Can your Will and Testament be in any other 'form' than in writing and signed by witnesses? We discover some interesting cases!
In March 2010 there was a suicide event! The deceased, just prior to taking his own life, wrote a suicide note and in the note he wrote down specific instructions on how the assets were to be disposed of. The Master of the High Court accepted the suicide note as the deceased's last will and testament and the deceased's wishes were acted upon.
In September 2010, a gentleman, one month after 'drafting' his will in an email to his close friend, passed away. However, the gentleman had not properly 'executed' the will before he passed away and the main concern was that this 'email' will was not signed by the deceased. After some consideration and investigation - the Master of the High Court accepted the email will as the deceased's last will and testament!
Ok - now I have summarised both cases above and made it sound very simple - but it is not.
The Wills Act - section 2(1)(a) dictates formalities in the drafting and execution of a will, neither the above met with the formalities prescribed and hence the cases landed up in court for the Master to rule on.
Section 2(3) of the wills act is also a factor that needs to be considered - in summary ' the court has to be satisfied that a document drafted or executed by a person who has died since the drafting of his/her will was INTENDED to be his or her will - even though it does not comply with all the formalities as prescribed in Section 2(1).'
In both cases above, can you see the difficulty in trying to prove that the suicide note or the email was intended to be the deceased's last will?

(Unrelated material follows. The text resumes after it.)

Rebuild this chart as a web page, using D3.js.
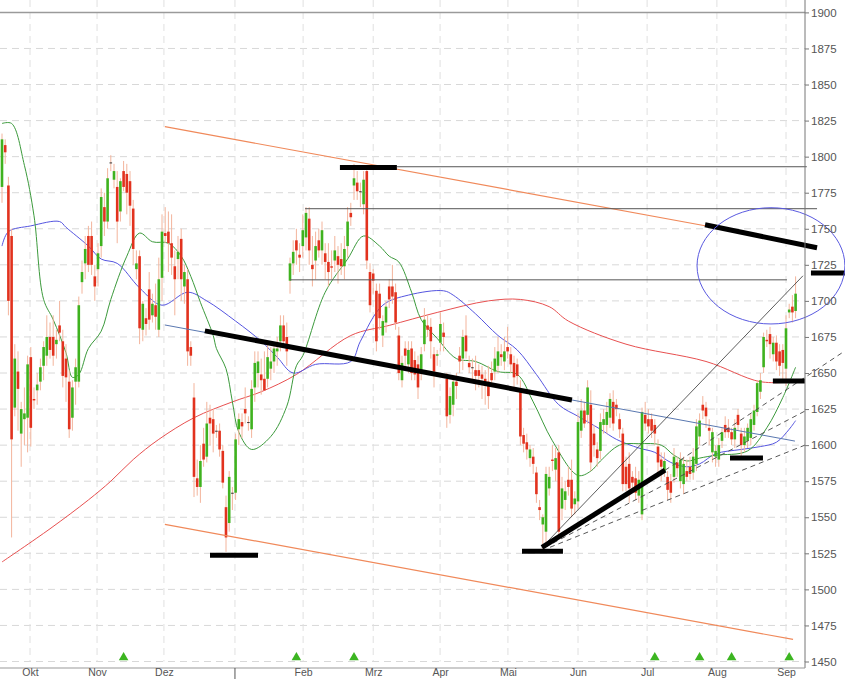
<!DOCTYPE html>
<html><head><meta charset="utf-8">
<script src="https://cdn.jsdelivr.net/npm/d3@7"></script>
<style>body{margin:0;background:#fff}svg{display:block}text{font-family:"Liberation Sans",Arial,sans-serif}</style>
</head><body><svg id="c" width="845" height="680"></svg>
<script>
// ---- data (day index 0..248) ----
const opens=[1779,1808,1780,1745,1626,1651,1608,1618,1619,1661,1632,1638,1644,1655,1662,1675,1675,1670,1683,1672,1660,1644,1619,1644,1644,1713,1726,1745,1745,1717,1722,1738,1765,1755,1796,1784,1779,1762,1790,1788,1783,1764,1722,1731,1680,1688,1708,1690,1697,1680,1716,1747,1748,1740,1724,1729,1743,1710,1715,1668,1633,1577,1571,1601,1592,1619,1618,1610,1610,1596,1557,1546,1567,1567,1611,1616,1625,1616,1611,1640,1650,1649,1646,1646,1653,1658,1665,1672,1683,1675,1714,1726,1742,1732,1738,1744,1757,1725,1728,1742,1735,1733,1727,1724,1728,1731,1729,1724,1738,1761,1780,1782,1776,1767,1790,1720,1719,1707,1705,1676,1685,1710,1710,1706,1676,1645,1667,1656,1667,1659,1656,1651,1670,1683,1682,1663,1662,1671,1678,1646,1621,1628,1644,1662,1660,1676,1657,1654,1652,1652,1649,1646,1644,1650,1651,1655,1663,1658,1668,1663,1657,1656,1637,1607,1602,1591,1592,1581,1557,1545,1540,1570,1590,1583,1595,1556,1562,1576,1576,1559,1561,1610,1624,1621,1628,1608,1597,1596,1614,1614,1619,1630,1628,1618,1608,1585,1587,1578,1577,1565,1552,1621,1618,1618,1614,1599,1590,1582,1578,1575,1578,1588,1575,1573,1582,1585,1581,1587,1606,1628,1626,1612,1595,1592,1590,1603,1614,1612,1609,1604,1621,1608,1600,1603,1605,1614,1623,1637,1654,1673,1677,1663,1671,1665,1666,1653,1692,1696,1693];
const highs=[1816,1812,1786,1750,1670,1665,1630,1640,1662,1668,1640,1650,1660,1672,1690,1685,1690,1680,1700,1680,1670,1652,1645,1660,1703,1728,1745,1752,1755,1725,1740,1778,1775,1792,1801,1795,1790,1785,1797,1795,1790,1770,1735,1735,1700,1695,1720,1705,1712,1730,1760,1765,1762,1760,1735,1745,1750,1725,1722,1672,1643,1590,1600,1612,1630,1628,1625,1614,1615,1600,1565,1582,1571,1608,1622,1622,1640,1620,1645,1665,1665,1660,1665,1670,1668,1670,1675,1690,1690,1685,1730,1742,1750,1740,1760,1765,1765,1745,1748,1750,1755,1740,1740,1735,1745,1738,1740,1745,1765,1768,1795,1790,1782,1790,1793,1726,1722,1712,1712,1690,1700,1715,1725,1712,1682,1662,1672,1672,1672,1665,1662,1668,1695,1690,1688,1668,1666,1692,1685,1650,1640,1648,1650,1668,1680,1690,1662,1660,1662,1656,1655,1652,1655,1658,1668,1675,1670,1675,1682,1668,1662,1660,1645,1612,1608,1600,1598,1585,1562,1552,1585,1585,1600,1598,1600,1578,1575,1585,1590,1568,1622,1632,1630,1645,1638,1614,1602,1622,1625,1630,1636,1638,1632,1622,1612,1592,1595,1582,1585,1582,1626,1630,1625,1622,1618,1604,1595,1595,1582,1580,1598,1592,1595,1592,1590,1592,1598,1618,1622,1634,1630,1618,1612,1600,1605,1612,1620,1618,1612,1618,1625,1612,1612,1615,1622,1628,1645,1650,1678,1680,1682,1675,1676,1670,1670,1690,1698,1704,1717];
const lows=[1768,1795,1690,1536,1620,1610,1585,1600,1595,1599,1625,1628,1638,1645,1655,1660,1655,1660,1672,1640,1630,1605,1610,1628,1640,1705,1715,1720,1718,1700,1710,1730,1745,1750,1790,1778,1740,1755,1776,1760,1752,1725,1715,1670,1672,1676,1680,1685,1680,1675,1700,1740,1720,1718,1690,1715,1700,1698,1655,1655,1564,1565,1560,1585,1588,1600,1595,1605,1592,1570,1526,1540,1555,1562,1600,1605,1615,1610,1605,1630,1640,1635,1640,1640,1645,1650,1655,1665,1670,1655,1705,1718,1725,1720,1730,1735,1725,1710,1715,1730,1725,1715,1710,1715,1720,1712,1718,1715,1730,1752,1770,1770,1765,1760,1722,1692,1705,1665,1680,1668,1678,1695,1698,1680,1645,1640,1655,1650,1645,1645,1632,1645,1665,1675,1660,1640,1655,1665,1665,1612,1615,1620,1632,1650,1652,1660,1650,1645,1638,1640,1632,1628,1625,1642,1645,1650,1655,1652,1660,1650,1640,1642,1600,1595,1590,1585,1580,1560,1548,1527,1530,1565,1582,1575,1535,1548,1555,1565,1550,1552,1556,1605,1612,1615,1582,1592,1585,1590,1608,1608,1612,1610,1620,1605,1568,1568,1560,1568,1562,1560,1548,1610,1608,1605,1600,1580,1575,1578,1562,1560,1574,1578,1570,1566,1575,1576,1576,1582,1600,1618,1612,1600,1588,1585,1585,1598,1605,1605,1600,1598,1610,1592,1595,1598,1600,1610,1620,1632,1650,1668,1660,1658,1652,1648,1645,1641,1688,1685,1688];
const closes=[1812,1803,1700,1604,1660,1639,1625,1622,1656,1612,1631,1642,1654,1668,1675,1666,1662,1673,1678,1648,1647,1611,1640,1654,1697,1720,1736,1725,1725,1710,1733,1772,1755,1785,1796,1790,1755,1783,1779,1775,1766,1736,1726,1681,1698,1684,1687,1698,1689,1715,1748,1745,1740,1730,1715,1734,1715,1720,1665,1662,1578,1571,1589,1590,1615,1615,1608,1610,1597,1574,1536,1578,1567,1604,1618,1613,1622,1616,1639,1657,1658,1645,1638,1661,1658,1667,1667,1683,1672,1665,1726,1734,1735,1730,1749,1761,1735,1722,1738,1735,1749,1727,1720,1723,1735,1725,1724,1736,1755,1758,1785,1776,1776,1784,1728,1697,1714,1672,1688,1686,1696,1701,1703,1685,1650,1657,1662,1666,1650,1649,1640,1663,1687,1680,1672,1651,1663,1684,1675,1620,1634,1644,1641,1658,1675,1665,1654,1654,1648,1648,1646,1641,1634,1645,1660,1665,1661,1665,1665,1656,1647,1648,1606,1601,1597,1597,1587,1566,1555,1550,1580,1578,1589,1591,1540,1570,1568,1571,1556,1563,1616,1624,1615,1640,1588,1600,1591,1616,1618,1623,1632,1615,1625,1611,1573,1573,1570,1574,1567,1576,1623,1615,1613,1610,1608,1588,1585,1589,1569,1567,1592,1584,1590,1587,1578,1580,1592,1613,1617,1624,1620,1610,1609,1596,1600,1609,1609,1609,1604,1612,1614,1600,1606,1612,1618,1624,1643,1645,1675,1672,1670,1671,1658,1655,1657,1681,1694,1692,1705];

// moving averages (day index, value)
const ma200Idx=[0,15,27,34,41,49,60,72,81,92,109,121,136,152,162,171,177,195,220,237,248];
const ma200Val=[1519,1542,1562,1575,1590,1604,1619,1630,1637,1649,1676,1683,1692,1700,1701,1696,1686,1670,1658,1644,1644];
const ma38Idx=[0,2,9,18,20,27,31,36,43,50,58,64,73,81,86,91,98,109,112,119,127,138,141,148,155,161,167,174,180,187,192,199,204,209,214,218,223,231,237,242,246,248];
const ma38Val=[1738,1748,1752,1755,1751,1738,1729,1726,1709,1697,1706,1700,1686,1672,1661,1650,1656,1658,1672,1697,1704,1707,1704,1691,1676,1666,1649,1628,1620,1611,1604,1598,1595,1588,1585,1587,1594,1597,1599,1602,1611,1617];
const ma20Idx=[0,3,7,10,13,16,20,22,24,27,31,34,39,43,47,52,56,59,62,66,67,70,72,74,78,84,89,92,94,101,108,113,118,121,124,128,131,136,142,148,155,161,166,172,180,184,187,193,199,206,210,214,218,223,233,239,244,248];
const ma20Val=[1823,1823,1794,1759,1701,1687,1664,1647,1649,1667,1679,1701,1731,1747,1741,1740,1731,1717,1699,1676,1667,1653,1630,1609,1597,1606,1627,1655,1662,1706,1729,1745,1738,1731,1727,1706,1687,1674,1660,1658,1651,1649,1630,1603,1579,1582,1589,1600,1601,1600,1593,1589,1591,1593,1596,1612,1633,1654];

// axis
const monthTicks=[8.75,29.7,50.6,72.8,94.1,116,136.9,158.1,180,201.6,223.4,245];
const monthLabels=["Okt","Nov","Dez","","Feb","Mrz","Apr","Mai","Jun","Jul","Aug","Sep"];
const yearTick=[72.8];
const yTicks=[1450,1475,1500,1525,1550,1575,1600,1625,1650,1675,1700,1725,1750,1775,1800,1825,1850,1875,1900];
const signalIdx=[38,92,110,204,218,228,246];

// drawn annotations in data space [i1,v1,i2,v2]
const orangeLines=[[50.9,1820.8,219.7,1752.1],[50.9,1545.1,247.2,1465.3]];
const trendThin=[[50.9,1683.3,247.8,1602.8]];
const thickLines=[[63.4,1679.2,178.1,1631.3],[105.6,1792.4,123.4,1792.4],[65,1523.6,80,1523.6],[162.5,1526.4,175.3,1526.4],[168.75,1529.2,207.2,1582.6],[227.5,1591,237.8,1591],[240.9,1644.4,250.9,1644.4],[252.8,1719.4,263.4,1719.4],[219.7,1752.8,254.7,1736.8]];
const hLines=[[123.4,1793,251.5,1793],[94.7,1763.9,254.7,1763.9],[90,1714.6,245.3,1714.6]];
const solidFan=[[168.75,1529.2,250.3,1717.4]];
const dashFan=[[207.2,1582.6,263.4,1665.3],[169.7,1529.2,250.9,1623.6],[171.25,1529.2,250.9,1600]];
const ellipse=[217.2,263.4,1764.6,1684];

// ---- drawing ----
const svg=d3.select("#c");
const x=d3.scaleLinear().domain([0,248]).range([2,795.6]);
const y=d3.scaleLinear().domain([1450,1900]).range([661.5,12.4]);
const R=805,B=668;

svg.append("defs").append("clipPath").attr("id","pc").append("rect").attr("x",0).attr("y",0).attr("width",R).attr("height",B);

// grid
const grid=svg.append("g");
grid.selectAll(".hg").data(yTicks.filter(v=>v<1900)).join("line")
 .attr("x1",0).attr("x2",R).attr("y1",d=>y(d)).attr("y2",d=>y(d))
 .attr("stroke","#d8d8d8").attr("stroke-dasharray","7,5");
grid.selectAll(".vg").data(monthTicks).join("line")
 .attr("x1",d=>x(d)).attr("x2",d=>x(d)).attr("y1",0).attr("y2",y(1450))
 .attr("stroke","#e0e0e0").attr("stroke-dasharray","7,5");
grid.append("line").attr("x1",0).attr("x2",R).attr("y1",y(1900)).attr("y2",y(1900)).attr("stroke","#9a9a9a").attr("stroke-width",1.5);

const plot=svg.append("g").attr("clip-path","url(#pc)");

// moving averages
const mk=(idx,val)=>idx.map((d,k)=>[d,val[k]]);
const line=d3.line().x(d=>x(d[0])).y(d=>y(d[1])).curve(d3.curveCatmullRom);
plot.append("path").attr("d",line(mk(ma200Idx,ma200Val))).attr("fill","none").attr("stroke","#e85050").attr("stroke-width",1);
plot.append("path").attr("d",line(mk(ma38Idx,ma38Val))).attr("fill","none").attr("stroke","#5555e0").attr("stroke-width",1);
plot.append("path").attr("d",line(mk(ma20Idx,ma20Val))).attr("fill","none").attr("stroke","#3c9a3c").attr("stroke-width",1);

// candles
const idx=d3.range(closes.length);
const cg=plot.append("g");
cg.selectAll(".w").data(idx).join("line")
 .attr("x1",i=>x(i)).attr("x2",i=>x(i)).attr("y1",i=>y(highs[i])).attr("y2",i=>y(lows[i]))
 .attr("stroke","#f3b49c").attr("stroke-width",1);
cg.selectAll(".b").data(idx).join("rect")
 .attr("x",i=>x(i)-1.3).attr("width",2.6)
 .attr("y",i=>y(Math.max(opens[i],closes[i])))
 .attr("height",i=>Math.max(1,Math.abs(y(opens[i])-y(closes[i]))))
 .attr("fill",i=>closes[i]>opens[i]?"#3fb21f":(closes[i]<opens[i]?"#e2321e":"#333"));

// annotations
const seg=(g,data,stroke,w,dash)=>g.selectAll(null).data(data).join("line")
 .attr("x1",d=>x(d[0])).attr("y1",d=>y(d[1])).attr("x2",d=>x(d[2])).attr("y2",d=>y(d[3]))
 .attr("stroke",stroke).attr("stroke-width",w).attr("stroke-dasharray",dash||null);
const ann=svg.append("g");
seg(ann,orangeLines,"#f0895a",1.2);
seg(ann,trendThin,"#5a78b0",1);
seg(ann,hLines,"#555",1);
seg(ann,solidFan,"#333",0.8);
seg(ann,dashFan,"#444",0.9,"5,4");
seg(ann,thickLines,"#000",5);
ann.append("ellipse")
 .attr("cx",(x(ellipse[0])+x(ellipse[1]))/2).attr("cy",(y(ellipse[2])+y(ellipse[3]))/2)
 .attr("rx",(x(ellipse[1])-x(ellipse[0]))/2).attr("ry",(y(ellipse[3])-y(ellipse[2]))/2)
 .attr("fill","none").attr("stroke","#5a5ae0").attr("stroke-width",1);

// signal triangles
svg.selectAll(".tri").data(signalIdx).join("path")
 .attr("d",d3.symbol(d3.symbolTriangle,40)())
 .attr("transform",d=>`translate(${x(d)},${y(1450)-4})`).attr("fill","#3cb521");

// axes
svg.append("line").attr("x1",R).attr("x2",R).attr("y1",0).attr("y2",B).attr("stroke","#777");
svg.append("line").attr("x1",0).attr("x2",R).attr("y1",B).attr("y2",B).attr("stroke","#999");
const ya=svg.append("g").attr("transform",`translate(${R},0)`)
 .call(d3.axisRight(y).tickValues(yTicks).tickSize(4).tickPadding(2).tickFormat(d3.format("d")));
ya.select(".domain").remove();
ya.selectAll("text").attr("fill","#555").style("font-size","11.5px").style("font-family","'Liberation Sans Narrow','Liberation Sans',Arial,sans-serif");
ya.selectAll("line").attr("stroke","#777");
const xa=svg.append("g").attr("transform",`translate(0,${B})`)
 .call(d3.axisBottom(x).tickValues(monthTicks).tickSize(0).tickPadding(0).tickFormat((d,k)=>monthLabels[k]));
xa.select(".domain").remove();
xa.selectAll("text").attr("fill","#555").attr("dy","0.75em").style("font-size","10.5px").style("font-family","'Liberation Sans Narrow','Liberation Sans',Arial,sans-serif");
svg.selectAll(".yt").data(yearTick).join("line").attr("x1",d=>x(d)).attr("x2",d=>x(d)).attr("y1",B).attr("y2",B+11).attr("stroke","#555");
</script></body></html>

In the suicide case, from the instructions given and the fact that the deceased made reference to his exising will and where it was kept, that the deaceased nearly 'spoke' in the note to his dependants - the courts ruled that it clearly was the deceased's intention to make the suicide note his last instructions.... but it could have gone the other way ! This person could have been lucid enough to instruct but, a person who is on the verge of suicide is going through many unimaginable emotions and, any note written may not be as clear - and may lead to 'not intended' to be his last will.
With the email case, it was two extremely close and long time friends who no longer had any dependants or immediate family members and they chose to leave their estates to one another. The deceased emailed the will to his friend asking whether he approved and his friend in return, as promised, went to his lawyer to immediately execute his will, leaving his estate to his friend. Not a month later, the one friend died without actually executing his will and signing it!
The friend however managed to proof certain events - he managed to clearly show that the email came from his friend, they managed to proof that the will was still on the friends computer which showed that it was drafted by the deceased and the fact that immediately after the email, the surviving friend executed a valid will leaving his estate to his friend... all this, plus the fact that the deceased did not have any dependants or immediate family showed some authenticity and the Courts ruled in favour.
But what if this 'intention' could not be proved? If the Courts did not rule in favour but declared the suicide note as well as the email not to be a valid will , then the deceaseds would be deemed to have died without a will and the laws of Intestate Succession would have to be followed.
Intestate means that we would first look for descendants [children, grandchildren, great grandchildren etc] if none then, we would look for ascendants [brothers, sisters, mother, father, cousins etc etc].... this may not be what the deceaseds would have wanted at all!!
This article is not to dissect 'intestate succession' - we can do this another time...but merely to point out to you that it is far more preferrable that you ensure that you have a properly executed and valid will to prevent your family and or dependants from having to approach the courts to rule it a valid will...save them this trouble at least!